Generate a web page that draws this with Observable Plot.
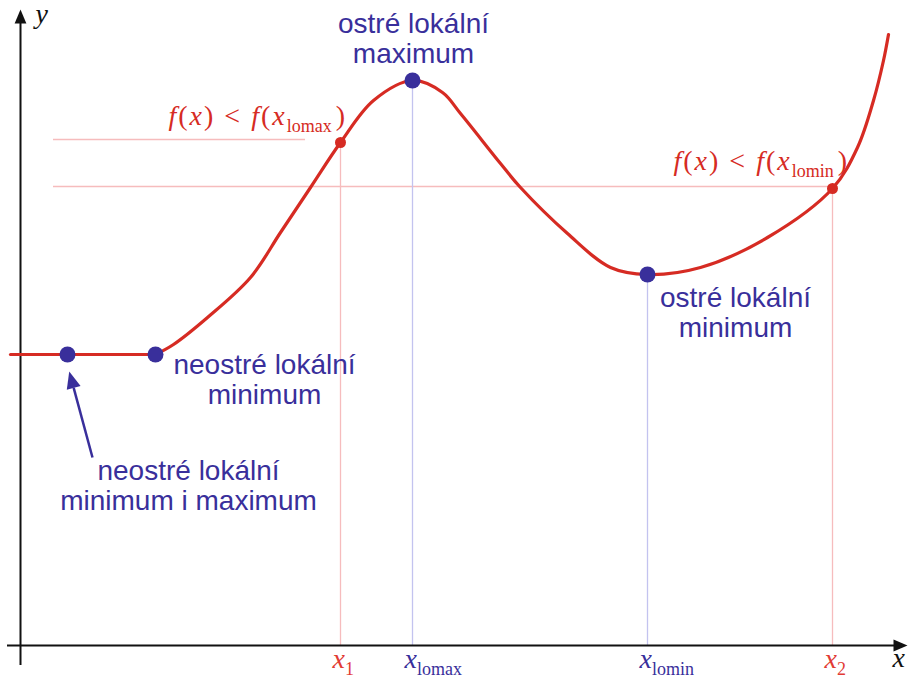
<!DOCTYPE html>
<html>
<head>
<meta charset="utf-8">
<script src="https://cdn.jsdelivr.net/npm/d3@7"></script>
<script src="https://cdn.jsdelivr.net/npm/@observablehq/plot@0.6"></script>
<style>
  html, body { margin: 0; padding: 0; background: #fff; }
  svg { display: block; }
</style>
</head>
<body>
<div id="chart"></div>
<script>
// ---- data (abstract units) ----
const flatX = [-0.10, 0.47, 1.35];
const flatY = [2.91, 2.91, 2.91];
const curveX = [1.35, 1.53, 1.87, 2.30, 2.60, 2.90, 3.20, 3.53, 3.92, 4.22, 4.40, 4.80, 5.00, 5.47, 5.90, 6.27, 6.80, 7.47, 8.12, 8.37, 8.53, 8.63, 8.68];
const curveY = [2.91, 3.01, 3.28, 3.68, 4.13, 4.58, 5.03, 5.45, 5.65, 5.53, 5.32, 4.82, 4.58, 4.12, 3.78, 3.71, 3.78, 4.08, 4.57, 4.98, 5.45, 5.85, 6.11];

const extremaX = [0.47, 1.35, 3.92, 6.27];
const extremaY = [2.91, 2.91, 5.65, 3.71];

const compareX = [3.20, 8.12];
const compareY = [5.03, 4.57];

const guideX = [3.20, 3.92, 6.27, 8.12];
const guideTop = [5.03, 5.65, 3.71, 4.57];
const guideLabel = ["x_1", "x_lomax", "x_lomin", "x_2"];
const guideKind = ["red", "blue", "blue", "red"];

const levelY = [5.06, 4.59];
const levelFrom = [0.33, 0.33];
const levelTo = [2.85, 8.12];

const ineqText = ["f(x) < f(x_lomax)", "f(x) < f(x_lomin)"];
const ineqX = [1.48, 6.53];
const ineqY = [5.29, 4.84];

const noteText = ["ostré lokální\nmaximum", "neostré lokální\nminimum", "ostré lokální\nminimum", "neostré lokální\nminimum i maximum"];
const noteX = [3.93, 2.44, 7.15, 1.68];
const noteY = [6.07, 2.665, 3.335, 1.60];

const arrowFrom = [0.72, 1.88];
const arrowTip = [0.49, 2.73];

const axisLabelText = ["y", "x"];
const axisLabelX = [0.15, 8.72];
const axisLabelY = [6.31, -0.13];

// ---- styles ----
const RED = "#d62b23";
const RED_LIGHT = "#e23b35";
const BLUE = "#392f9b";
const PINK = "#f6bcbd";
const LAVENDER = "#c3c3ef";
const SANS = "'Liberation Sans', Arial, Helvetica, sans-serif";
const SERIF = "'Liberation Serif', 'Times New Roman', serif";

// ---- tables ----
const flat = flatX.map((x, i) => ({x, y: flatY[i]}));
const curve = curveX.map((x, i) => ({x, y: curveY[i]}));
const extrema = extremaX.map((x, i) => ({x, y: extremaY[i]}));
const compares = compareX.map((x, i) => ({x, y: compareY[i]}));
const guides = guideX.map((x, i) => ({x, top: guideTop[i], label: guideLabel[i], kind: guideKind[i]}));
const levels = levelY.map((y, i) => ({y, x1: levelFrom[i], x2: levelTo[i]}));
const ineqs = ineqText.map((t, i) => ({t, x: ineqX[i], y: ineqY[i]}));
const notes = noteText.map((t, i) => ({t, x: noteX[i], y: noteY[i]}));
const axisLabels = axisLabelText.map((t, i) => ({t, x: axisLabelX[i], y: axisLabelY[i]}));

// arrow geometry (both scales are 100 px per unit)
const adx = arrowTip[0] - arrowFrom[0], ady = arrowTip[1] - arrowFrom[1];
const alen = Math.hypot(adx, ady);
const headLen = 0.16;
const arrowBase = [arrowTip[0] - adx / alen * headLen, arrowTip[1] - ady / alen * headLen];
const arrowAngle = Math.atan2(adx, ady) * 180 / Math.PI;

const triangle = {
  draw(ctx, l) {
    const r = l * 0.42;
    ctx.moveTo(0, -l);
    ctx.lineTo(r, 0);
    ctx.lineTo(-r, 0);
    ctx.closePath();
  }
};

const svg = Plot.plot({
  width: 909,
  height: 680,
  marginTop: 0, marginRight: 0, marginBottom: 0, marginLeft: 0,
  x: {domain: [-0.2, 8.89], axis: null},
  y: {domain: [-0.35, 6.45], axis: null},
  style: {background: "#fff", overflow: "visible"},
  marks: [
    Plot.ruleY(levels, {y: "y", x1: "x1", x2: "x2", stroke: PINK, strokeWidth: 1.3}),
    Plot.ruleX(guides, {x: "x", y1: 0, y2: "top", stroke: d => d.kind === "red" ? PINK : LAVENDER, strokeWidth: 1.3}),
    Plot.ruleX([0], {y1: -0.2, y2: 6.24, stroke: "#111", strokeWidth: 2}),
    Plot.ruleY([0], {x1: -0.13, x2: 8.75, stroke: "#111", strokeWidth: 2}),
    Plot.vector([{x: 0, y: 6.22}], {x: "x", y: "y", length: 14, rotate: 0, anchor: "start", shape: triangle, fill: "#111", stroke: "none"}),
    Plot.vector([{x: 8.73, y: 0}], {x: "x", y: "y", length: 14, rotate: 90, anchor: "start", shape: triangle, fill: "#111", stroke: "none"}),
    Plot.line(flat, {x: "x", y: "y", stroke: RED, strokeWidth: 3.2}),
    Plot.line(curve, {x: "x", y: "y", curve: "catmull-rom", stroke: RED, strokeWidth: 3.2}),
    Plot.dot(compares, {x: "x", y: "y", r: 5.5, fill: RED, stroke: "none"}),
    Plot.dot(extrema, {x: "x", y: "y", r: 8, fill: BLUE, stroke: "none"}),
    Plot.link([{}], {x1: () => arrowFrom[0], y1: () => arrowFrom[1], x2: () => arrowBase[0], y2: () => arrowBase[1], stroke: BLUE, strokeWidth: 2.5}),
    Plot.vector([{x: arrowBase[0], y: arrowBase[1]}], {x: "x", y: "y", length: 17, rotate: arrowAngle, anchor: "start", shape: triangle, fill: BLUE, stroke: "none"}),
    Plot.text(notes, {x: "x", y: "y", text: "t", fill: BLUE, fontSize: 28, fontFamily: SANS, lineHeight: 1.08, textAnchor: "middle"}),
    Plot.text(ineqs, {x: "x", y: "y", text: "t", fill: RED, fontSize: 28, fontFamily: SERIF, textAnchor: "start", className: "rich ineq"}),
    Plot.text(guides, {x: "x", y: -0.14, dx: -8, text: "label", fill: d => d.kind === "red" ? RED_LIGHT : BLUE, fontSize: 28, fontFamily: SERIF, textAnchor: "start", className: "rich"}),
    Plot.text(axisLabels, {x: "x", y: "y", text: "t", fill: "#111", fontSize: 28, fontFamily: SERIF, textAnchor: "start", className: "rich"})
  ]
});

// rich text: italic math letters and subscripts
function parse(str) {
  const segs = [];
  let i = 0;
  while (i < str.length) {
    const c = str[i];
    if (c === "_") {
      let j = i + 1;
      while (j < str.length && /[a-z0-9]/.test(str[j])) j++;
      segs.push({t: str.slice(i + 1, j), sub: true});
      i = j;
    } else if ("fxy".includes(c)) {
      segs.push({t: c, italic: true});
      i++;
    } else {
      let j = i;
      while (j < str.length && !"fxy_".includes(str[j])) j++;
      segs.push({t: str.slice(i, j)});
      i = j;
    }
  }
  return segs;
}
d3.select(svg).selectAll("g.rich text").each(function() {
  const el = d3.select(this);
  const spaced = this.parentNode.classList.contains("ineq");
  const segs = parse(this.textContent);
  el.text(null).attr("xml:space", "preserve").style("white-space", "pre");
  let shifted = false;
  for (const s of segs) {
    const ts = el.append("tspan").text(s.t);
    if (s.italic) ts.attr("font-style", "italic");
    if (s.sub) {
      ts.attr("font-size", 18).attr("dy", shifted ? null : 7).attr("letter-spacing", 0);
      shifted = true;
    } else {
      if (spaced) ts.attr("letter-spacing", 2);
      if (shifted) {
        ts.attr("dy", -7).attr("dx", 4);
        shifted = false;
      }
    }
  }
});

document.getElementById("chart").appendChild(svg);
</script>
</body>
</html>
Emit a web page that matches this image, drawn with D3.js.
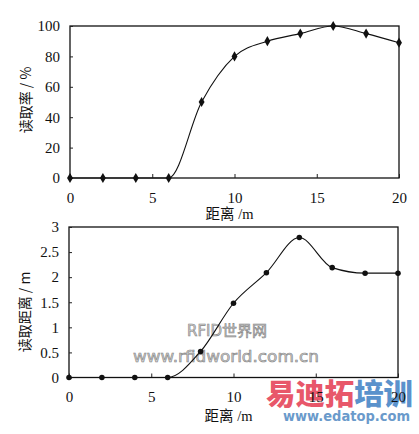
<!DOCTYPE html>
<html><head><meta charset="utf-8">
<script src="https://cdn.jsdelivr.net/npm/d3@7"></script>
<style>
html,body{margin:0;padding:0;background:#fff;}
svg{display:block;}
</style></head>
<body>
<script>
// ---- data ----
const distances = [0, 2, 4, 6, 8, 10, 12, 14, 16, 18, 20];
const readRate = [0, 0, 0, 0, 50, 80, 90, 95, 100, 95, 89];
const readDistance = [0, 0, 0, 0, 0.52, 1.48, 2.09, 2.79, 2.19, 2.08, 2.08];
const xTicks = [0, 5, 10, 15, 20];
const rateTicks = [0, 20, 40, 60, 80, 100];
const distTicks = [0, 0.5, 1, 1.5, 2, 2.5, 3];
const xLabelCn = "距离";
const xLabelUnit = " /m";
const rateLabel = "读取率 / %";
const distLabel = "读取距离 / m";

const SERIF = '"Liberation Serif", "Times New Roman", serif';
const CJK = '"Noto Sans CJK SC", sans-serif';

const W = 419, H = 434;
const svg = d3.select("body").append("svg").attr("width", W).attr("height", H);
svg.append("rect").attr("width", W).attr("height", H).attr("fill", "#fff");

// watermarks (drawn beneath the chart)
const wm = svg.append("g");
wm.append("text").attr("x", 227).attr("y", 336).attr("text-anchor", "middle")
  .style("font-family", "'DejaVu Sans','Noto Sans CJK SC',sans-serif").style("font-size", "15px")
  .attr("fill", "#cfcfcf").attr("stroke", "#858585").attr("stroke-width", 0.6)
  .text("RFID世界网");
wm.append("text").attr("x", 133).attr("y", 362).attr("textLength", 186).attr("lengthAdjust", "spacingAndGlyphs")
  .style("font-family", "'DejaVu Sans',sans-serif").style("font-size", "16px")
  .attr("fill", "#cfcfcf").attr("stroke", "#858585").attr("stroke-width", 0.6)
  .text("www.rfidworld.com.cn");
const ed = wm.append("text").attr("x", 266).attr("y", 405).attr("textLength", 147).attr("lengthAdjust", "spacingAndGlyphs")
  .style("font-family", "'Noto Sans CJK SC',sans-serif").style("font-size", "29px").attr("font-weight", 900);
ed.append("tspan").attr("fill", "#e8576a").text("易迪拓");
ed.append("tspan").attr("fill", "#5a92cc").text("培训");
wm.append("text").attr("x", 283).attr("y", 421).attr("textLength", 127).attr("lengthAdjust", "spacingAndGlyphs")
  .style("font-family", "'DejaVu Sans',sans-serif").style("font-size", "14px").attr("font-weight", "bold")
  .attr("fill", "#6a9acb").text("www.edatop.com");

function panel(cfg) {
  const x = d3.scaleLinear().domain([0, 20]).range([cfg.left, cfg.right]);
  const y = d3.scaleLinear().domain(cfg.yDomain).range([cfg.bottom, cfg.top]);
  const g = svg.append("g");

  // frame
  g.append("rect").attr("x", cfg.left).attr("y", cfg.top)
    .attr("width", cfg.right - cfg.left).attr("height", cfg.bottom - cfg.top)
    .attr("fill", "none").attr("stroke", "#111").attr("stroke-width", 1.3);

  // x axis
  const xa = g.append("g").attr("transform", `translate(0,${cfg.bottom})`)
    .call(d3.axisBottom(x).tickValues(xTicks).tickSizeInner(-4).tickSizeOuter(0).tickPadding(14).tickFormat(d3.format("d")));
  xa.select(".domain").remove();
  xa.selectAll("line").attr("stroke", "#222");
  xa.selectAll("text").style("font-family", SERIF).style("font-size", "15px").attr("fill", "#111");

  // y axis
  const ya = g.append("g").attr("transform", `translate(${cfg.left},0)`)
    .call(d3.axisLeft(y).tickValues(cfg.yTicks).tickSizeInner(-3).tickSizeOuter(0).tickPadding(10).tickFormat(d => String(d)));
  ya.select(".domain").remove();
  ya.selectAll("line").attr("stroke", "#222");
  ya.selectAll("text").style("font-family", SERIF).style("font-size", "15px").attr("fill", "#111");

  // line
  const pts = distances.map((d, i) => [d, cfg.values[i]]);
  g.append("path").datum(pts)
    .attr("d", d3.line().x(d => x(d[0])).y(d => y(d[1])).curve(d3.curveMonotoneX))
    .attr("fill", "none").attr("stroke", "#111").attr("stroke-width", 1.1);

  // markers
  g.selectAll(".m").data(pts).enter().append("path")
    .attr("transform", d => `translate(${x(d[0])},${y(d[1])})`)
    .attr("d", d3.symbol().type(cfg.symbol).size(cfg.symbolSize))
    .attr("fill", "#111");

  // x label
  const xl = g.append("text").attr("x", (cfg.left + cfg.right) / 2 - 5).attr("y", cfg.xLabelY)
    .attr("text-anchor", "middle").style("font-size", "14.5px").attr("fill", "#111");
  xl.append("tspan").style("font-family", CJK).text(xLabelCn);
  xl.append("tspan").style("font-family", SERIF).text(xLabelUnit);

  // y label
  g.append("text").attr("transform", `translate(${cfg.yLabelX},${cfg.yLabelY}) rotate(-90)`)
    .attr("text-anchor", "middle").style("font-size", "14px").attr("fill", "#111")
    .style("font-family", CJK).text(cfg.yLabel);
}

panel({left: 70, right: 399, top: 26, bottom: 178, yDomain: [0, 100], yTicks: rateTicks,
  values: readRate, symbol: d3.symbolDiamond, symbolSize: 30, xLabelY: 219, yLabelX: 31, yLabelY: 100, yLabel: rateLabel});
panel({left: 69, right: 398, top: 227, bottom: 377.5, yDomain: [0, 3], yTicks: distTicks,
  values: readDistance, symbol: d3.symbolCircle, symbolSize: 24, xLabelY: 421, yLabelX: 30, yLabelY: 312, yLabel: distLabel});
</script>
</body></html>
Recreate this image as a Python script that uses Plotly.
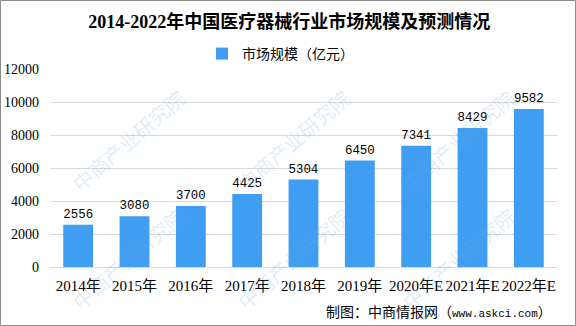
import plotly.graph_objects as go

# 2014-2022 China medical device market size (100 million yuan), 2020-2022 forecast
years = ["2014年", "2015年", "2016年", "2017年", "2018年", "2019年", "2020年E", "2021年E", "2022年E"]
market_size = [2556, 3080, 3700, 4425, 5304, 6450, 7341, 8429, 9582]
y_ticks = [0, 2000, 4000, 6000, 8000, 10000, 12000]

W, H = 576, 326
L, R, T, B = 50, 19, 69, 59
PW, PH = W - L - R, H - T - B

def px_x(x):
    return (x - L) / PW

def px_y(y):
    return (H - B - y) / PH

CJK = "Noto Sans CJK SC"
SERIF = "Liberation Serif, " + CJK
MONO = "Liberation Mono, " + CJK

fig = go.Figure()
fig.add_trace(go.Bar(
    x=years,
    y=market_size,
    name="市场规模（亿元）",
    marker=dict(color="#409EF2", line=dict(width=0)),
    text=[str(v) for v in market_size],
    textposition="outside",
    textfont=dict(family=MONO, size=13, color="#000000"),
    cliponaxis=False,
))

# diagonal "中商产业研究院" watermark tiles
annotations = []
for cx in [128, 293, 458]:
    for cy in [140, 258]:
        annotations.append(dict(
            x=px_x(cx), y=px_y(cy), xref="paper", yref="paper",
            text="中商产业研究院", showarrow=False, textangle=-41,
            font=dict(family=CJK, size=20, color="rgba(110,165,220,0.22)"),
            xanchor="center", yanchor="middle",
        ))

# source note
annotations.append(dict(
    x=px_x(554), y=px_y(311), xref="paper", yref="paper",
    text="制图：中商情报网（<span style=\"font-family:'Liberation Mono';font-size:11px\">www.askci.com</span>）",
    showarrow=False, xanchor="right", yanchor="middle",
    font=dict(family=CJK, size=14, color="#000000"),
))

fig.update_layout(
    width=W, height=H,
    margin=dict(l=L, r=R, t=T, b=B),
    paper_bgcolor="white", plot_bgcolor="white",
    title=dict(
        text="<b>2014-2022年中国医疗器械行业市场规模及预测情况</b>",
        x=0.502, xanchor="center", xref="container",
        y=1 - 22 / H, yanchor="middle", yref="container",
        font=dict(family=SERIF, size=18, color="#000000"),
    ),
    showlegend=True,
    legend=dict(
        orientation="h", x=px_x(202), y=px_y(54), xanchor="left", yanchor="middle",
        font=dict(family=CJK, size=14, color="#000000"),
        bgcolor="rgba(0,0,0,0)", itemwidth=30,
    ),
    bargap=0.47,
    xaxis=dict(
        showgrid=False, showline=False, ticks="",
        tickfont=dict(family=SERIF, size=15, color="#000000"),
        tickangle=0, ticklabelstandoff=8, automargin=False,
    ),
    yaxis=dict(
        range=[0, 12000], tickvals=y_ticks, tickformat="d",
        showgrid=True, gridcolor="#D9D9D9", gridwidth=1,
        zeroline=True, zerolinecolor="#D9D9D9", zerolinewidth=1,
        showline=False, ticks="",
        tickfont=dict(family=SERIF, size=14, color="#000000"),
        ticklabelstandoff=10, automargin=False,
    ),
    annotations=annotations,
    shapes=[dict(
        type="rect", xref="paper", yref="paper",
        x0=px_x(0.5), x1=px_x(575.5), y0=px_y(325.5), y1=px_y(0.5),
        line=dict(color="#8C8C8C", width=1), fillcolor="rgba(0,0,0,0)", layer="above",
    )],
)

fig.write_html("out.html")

-*-*-

▸ Job
Repeat exactly and only the lines from the start of the data above through the line that holds "const compareY = [5.03, 4.57];", inclusive. Pictures do not belong in the copy.

▸ Solution to the problem
Generate a web page that draws this with Observable Plot.
<!DOCTYPE html>
<html>
<head>
<meta charset="utf-8">
<script src="https://cdn.jsdelivr.net/npm/d3@7"></script>
<script src="https://cdn.jsdelivr.net/npm/@observablehq/plot@0.6"></script>
<style>
  html, body { margin: 0; padding: 0; background: #fff; }
  svg { display: block; }
</style>
</head>
<body>
<div id="chart"></div>
<script>
// ---- data (abstract units) ----
const flatX = [-0.10, 0.47, 1.35];
const flatY = [2.91, 2.91, 2.91];
const curveX = [1.35, 1.53, 1.87, 2.30, 2.60, 2.90, 3.20, 3.53, 3.92, 4.22, 4.40, 4.80, 5.00, 5.47, 5.90, 6.27, 6.80, 7.47, 8.12, 8.37, 8.53, 8.63, 8.68];
const curveY = [2.91, 3.01, 3.28, 3.68, 4.13, 4.58, 5.03, 5.45, 5.65, 5.53, 5.32, 4.82, 4.58, 4.12, 3.78, 3.71, 3.78, 4.08, 4.57, 4.98, 5.45, 5.85, 6.11];

const extremaX = [0.47, 1.35, 3.92, 6.27];
const extremaY = [2.91, 2.91, 5.65, 3.71];

const compareX = [3.20, 8.12];
const compareY = [5.03, 4.57];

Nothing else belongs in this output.